Countdown to Vinylthon 2018: Harry Smith

About a year ago, I told myself that I’d stop buying vinyl. I was spending about $50 a month on heavy and fragile disks of plastic that I’d never actually listen to. I have a record player, but it’s spent most of its life at my parents’ house collecting dust. I didn’t have any frames for my albums, or a nice shelf to put them on, so I kept them in a cardboard box for my little guitar amplifier. I could scan through the spines of the records, making sure that they were properly sorted by artist name, but I rarely took the time to look at the covers, the inserts, the lyric sheets.

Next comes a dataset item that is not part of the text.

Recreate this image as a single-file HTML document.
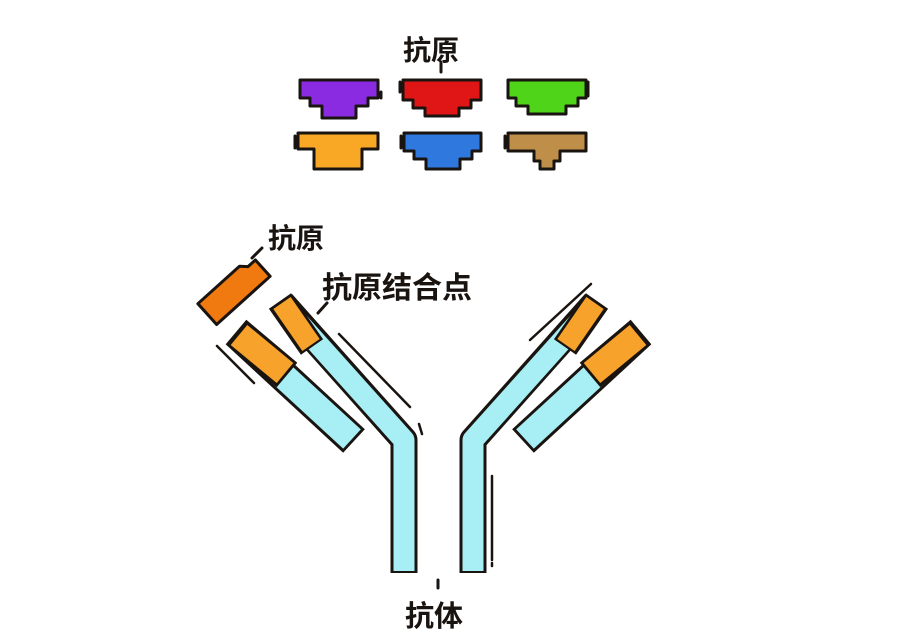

It didn’t make much sense for me to keep buying these things since I couldn’t decide what I actually wanted them for, even though I knew for certain that I wanted each and every one of them when I was handing over cash for them. I ended my collecting phase with about 50 albums, and I probably only ever played 10 of them.

When moving back to school at the start of this Fall semester, I decided to leave my collection at home. I didn’t want that box in my room, taking up way too much space for less than 1 GB of music. I didn’t want it tempting me, beckoning me to finish up my Strokes album collection or to fill out the empty spaces with a nifty Record Store Day release. I knew that it would take a conscious effort to stop buying vinyl—the convenience of the modern browser with its saved login and payment information makes this kind of purchase so fast and simple. Even the procedure of getting to the order page was second nature: a Stereogum tweet linked to their article about a band’s new album announcement, the article linked to the band’s store, and it was only one further click to specify that I wanted the LIMITED EDITION RUBY RED DOUBLE DISK 180 GRAM VINYL PACKAGE, and I had that bad boy in my cart.

Over the past year, I’ve mostly held strong. So many pre-orders have now passed me by, as have special editions, reissues, and even one vinyl-only release (thanks, Panda Bear—I guess I didn’t need to listen to your EP anyway). My first relapse into purchasing vinyl came this summer when I pre-purchased American Dream by LCD Soundsystem. How could I not? Their first album in five years was imminent, the vinyl was a clear blue, and the pre-order aspect of the purchase gave me the hope in the days before the album’s official release that I might get my physical copy a little early. I didn’t even feel upset at breaking my streak with this album—more than any other record I’d purchased or passed on, that innate feeling of knowing I had to have this vinyl overtook me.

My second relapse came with last month’s Vessel by Frankie Cosmos. I had fallen in love with the band after 2016’s Next Thing (which was my last official purchase before going cold turkey), and I felt an intense desire to take an active part in this new record’s release. It wouldn’t do for me to passively wait for this album to come out, pouring over the singles as they came out in advance of the release. I had to do something to get involved and be a fan, and I felt that purchasing the album on vinyl was the best I could do. This wasn’t a rational decision, but it helped me to figure out what it was that I had enjoyed about buying vinyl before.

In today’s world of streaming music, it’s very convenient to take part in an artist’s music. Playing an album from Spotify does not provide me with a meaningful sense of engagement. When I feel a visceral attraction to an artist or an album, I need to act just so I know that I acted. Collecting vinyl provides me with this outlet, this way of demonstrating to myself and to anyone who sees my collection that some piece of music is significant to me. I am grateful that vinyl exists so I can complete a Frankie Cosmos collection and say “I was there” when LCD Soundsystem finally put out their fourth album. Vinyl is a means of participation, and it took me a year’s hiatus in purchasing to realize that this was the quality that I’d always appreciated about the medium.